Set task: All of the data should be output character for character, except the pictures.
***** Data block
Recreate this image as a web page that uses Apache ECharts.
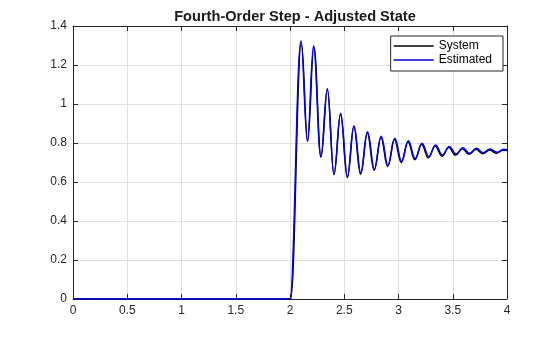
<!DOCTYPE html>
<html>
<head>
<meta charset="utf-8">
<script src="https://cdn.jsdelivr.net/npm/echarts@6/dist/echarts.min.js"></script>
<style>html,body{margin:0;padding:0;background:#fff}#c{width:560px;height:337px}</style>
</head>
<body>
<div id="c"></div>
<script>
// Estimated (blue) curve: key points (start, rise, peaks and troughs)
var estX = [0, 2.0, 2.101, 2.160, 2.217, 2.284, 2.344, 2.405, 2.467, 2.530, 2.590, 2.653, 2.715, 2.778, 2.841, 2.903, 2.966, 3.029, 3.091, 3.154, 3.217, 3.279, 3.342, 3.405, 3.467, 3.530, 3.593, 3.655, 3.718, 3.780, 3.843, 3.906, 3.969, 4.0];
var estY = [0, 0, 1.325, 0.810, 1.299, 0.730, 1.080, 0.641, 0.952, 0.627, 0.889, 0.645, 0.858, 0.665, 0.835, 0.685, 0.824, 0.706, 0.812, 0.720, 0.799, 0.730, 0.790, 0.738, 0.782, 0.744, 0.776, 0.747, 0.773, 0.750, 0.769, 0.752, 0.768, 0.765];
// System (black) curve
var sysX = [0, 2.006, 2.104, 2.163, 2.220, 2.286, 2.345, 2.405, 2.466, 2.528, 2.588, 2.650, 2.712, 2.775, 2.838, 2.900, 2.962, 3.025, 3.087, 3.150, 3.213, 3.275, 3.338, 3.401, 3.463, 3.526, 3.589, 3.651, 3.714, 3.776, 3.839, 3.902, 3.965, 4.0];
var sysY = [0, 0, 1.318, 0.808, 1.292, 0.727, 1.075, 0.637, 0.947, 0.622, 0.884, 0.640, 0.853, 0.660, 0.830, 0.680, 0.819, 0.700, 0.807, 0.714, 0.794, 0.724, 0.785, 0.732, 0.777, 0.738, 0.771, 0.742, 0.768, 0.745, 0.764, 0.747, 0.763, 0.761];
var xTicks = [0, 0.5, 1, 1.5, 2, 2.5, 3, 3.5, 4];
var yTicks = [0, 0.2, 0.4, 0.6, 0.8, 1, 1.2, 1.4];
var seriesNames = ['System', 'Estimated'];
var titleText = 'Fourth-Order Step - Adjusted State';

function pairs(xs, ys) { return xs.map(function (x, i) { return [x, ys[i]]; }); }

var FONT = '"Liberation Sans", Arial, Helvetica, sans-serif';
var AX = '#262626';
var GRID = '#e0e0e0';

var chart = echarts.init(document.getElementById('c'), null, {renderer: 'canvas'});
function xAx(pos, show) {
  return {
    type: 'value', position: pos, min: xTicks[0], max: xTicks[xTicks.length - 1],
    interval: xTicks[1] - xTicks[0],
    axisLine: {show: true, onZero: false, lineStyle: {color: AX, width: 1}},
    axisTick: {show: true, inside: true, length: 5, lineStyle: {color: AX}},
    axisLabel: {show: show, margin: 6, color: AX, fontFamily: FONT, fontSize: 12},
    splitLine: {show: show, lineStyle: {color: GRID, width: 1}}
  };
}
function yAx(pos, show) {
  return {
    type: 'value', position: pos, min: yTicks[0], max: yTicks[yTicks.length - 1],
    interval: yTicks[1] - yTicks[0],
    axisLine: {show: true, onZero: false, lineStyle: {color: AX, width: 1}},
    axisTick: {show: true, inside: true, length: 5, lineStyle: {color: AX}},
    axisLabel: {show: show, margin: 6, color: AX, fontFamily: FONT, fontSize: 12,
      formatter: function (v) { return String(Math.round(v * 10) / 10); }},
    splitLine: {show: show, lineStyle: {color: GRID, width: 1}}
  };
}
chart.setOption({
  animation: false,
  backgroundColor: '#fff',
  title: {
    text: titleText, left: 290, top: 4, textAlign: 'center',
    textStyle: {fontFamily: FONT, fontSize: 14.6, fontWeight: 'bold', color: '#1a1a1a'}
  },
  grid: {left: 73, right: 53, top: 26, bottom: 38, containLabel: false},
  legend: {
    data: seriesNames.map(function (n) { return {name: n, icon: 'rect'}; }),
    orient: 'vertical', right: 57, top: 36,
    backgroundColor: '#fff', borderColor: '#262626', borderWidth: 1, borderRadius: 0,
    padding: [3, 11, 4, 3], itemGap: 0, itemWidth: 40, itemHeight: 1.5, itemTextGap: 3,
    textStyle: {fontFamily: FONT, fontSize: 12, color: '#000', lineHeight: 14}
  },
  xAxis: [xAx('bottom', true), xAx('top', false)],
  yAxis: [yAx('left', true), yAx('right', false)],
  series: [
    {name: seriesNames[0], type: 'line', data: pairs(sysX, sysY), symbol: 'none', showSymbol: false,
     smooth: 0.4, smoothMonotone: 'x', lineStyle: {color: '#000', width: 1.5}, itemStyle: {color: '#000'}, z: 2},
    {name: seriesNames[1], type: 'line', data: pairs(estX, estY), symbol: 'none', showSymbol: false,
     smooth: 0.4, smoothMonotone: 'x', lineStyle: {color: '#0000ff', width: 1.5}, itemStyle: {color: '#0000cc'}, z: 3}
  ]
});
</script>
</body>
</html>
**********
Exercise answer:
Recreate this image as a web page that uses Apache ECharts.
<!DOCTYPE html>
<html>
<head>
<meta charset="utf-8">
<script src="https://cdn.jsdelivr.net/npm/echarts@6/dist/echarts.min.js"></script>
<style>html,body{margin:0;padding:0;background:#fff}#c{width:560px;height:337px}</style>
</head>
<body>
<div id="c"></div>
<script>
// Estimated (blue) curve: key points (start, rise, peaks and troughs)
var estX = [0, 2.0, 2.101, 2.160, 2.217, 2.284, 2.344, 2.405, 2.467, 2.530, 2.590, 2.653, 2.715, 2.778, 2.841, 2.903, 2.966, 3.029, 3.091, 3.154, 3.217, 3.279, 3.342, 3.405, 3.467, 3.530, 3.593, 3.655, 3.718, 3.780, 3.843, 3.906, 3.969, 4.0];
var estY = [0, 0, 1.325, 0.810, 1.299, 0.730, 1.080, 0.641, 0.952, 0.627, 0.889, 0.645, 0.858, 0.665, 0.835, 0.685, 0.824, 0.706, 0.812, 0.720, 0.799, 0.730, 0.790, 0.738, 0.782, 0.744, 0.776, 0.747, 0.773, 0.750, 0.769, 0.752, 0.768, 0.765];
// System (black) curve
var sysX = [0, 2.006, 2.104, 2.163, 2.220, 2.286, 2.345, 2.405, 2.466, 2.528, 2.588, 2.650, 2.712, 2.775, 2.838, 2.900, 2.962, 3.025, 3.087, 3.150, 3.213, 3.275, 3.338, 3.401, 3.463, 3.526, 3.589, 3.651, 3.714, 3.776, 3.839, 3.902, 3.965, 4.0];
var sysY = [0, 0, 1.318, 0.808, 1.292, 0.727, 1.075, 0.637, 0.947, 0.622, 0.884, 0.640, 0.853, 0.660, 0.830, 0.680, 0.819, 0.700, 0.807, 0.714, 0.794, 0.724, 0.785, 0.732, 0.777, 0.738, 0.771, 0.742, 0.768, 0.745, 0.764, 0.747, 0.763, 0.761];
var xTicks = [0, 0.5, 1, 1.5, 2, 2.5, 3, 3.5, 4];
var yTicks = [0, 0.2, 0.4, 0.6, 0.8, 1, 1.2, 1.4];
var seriesNames = ['System', 'Estimated'];
var titleText = 'Fourth-Order Step - Adjusted State';

function pairs(xs, ys) { return xs.map(function (x, i) { return [x, ys[i]]; }); }

var FONT = '"Liberation Sans", Arial, Helvetica, sans-serif';
var AX = '#262626';
var GRID = '#e0e0e0';

var chart = echarts.init(document.getElementById('c'), null, {renderer: 'canvas'});
function xAx(pos, show) {
  return {
    type: 'value', position: pos, min: xTicks[0], max: xTicks[xTicks.length - 1],
    interval: xTicks[1] - xTicks[0],
    axisLine: {show: true, onZero: false, lineStyle: {color: AX, width: 1}},
    axisTick: {show: true, inside: true, length: 5, lineStyle: {color: AX}},
    axisLabel: {show: show, margin: 6, color: AX, fontFamily: FONT, fontSize: 12},
    splitLine: {show: show, lineStyle: {color: GRID, width: 1}}
  };
}
function yAx(pos, show) {
  return {
    type: 'value', position: pos, min: yTicks[0], max: yTicks[yTicks.length - 1],
    interval: yTicks[1] - yTicks[0],
    axisLine: {show: true, onZero: false, lineStyle: {color: AX, width: 1}},
    axisTick: {show: true, inside: true, length: 5, lineStyle: {color: AX}},
    axisLabel: {show: show, margin: 6, color: AX, fontFamily: FONT, fontSize: 12,
      formatter: function (v) { return String(Math.round(v * 10) / 10); }},
    splitLine: {show: show, lineStyle: {color: GRID, width: 1}}
  };
}
chart.setOption({
  animation: false,
  backgroundColor: '#fff',
  title: {
    text: titleText, left: 290, top: 4, textAlign: 'center',
    textStyle: {fontFamily: FONT, fontSize: 14.6, fontWeight: 'bold', color: '#1a1a1a'}
  },
  grid: {left: 73, right: 53, top: 26, bottom: 38, containLabel: false},
  legend: {
    data: seriesNames.map(function (n) { return {name: n, icon: 'rect'}; }),
    orient: 'vertical', right: 57, top: 36,
    backgroundColor: '#fff', borderColor: '#262626', borderWidth: 1, borderRadius: 0,
    padding: [3, 11, 4, 3], itemGap: 0, itemWidth: 40, itemHeight: 1.5, itemTextGap: 3,
    textStyle: {fontFamily: FONT, fontSize: 12, color: '#000', lineHeight: 14}
  },
  xAxis: [xAx('bottom', true), xAx('top', false)],
  yAxis: [yAx('left', true), yAx('right', false)],
  series: [
    {name: seriesNames[0], type: 'line', data: pairs(sysX, sysY), symbol: 'none', showSymbol: false,
     smooth: 0.4, smoothMonotone: 'x', lineStyle: {color: '#000', width: 1.5}, itemStyle: {color: '#000'}, z: 2},
    {name: seriesNames[1], type: 'line', data: pairs(estX, estY), symbol: 'none', showSymbol: false,
     smooth: 0.4, smoothMonotone: 'x', lineStyle: {color: '#0000ff', width: 1.5}, itemStyle: {color: '#0000cc'}, z: 3}
  ]
});
</script>
</body>
</html>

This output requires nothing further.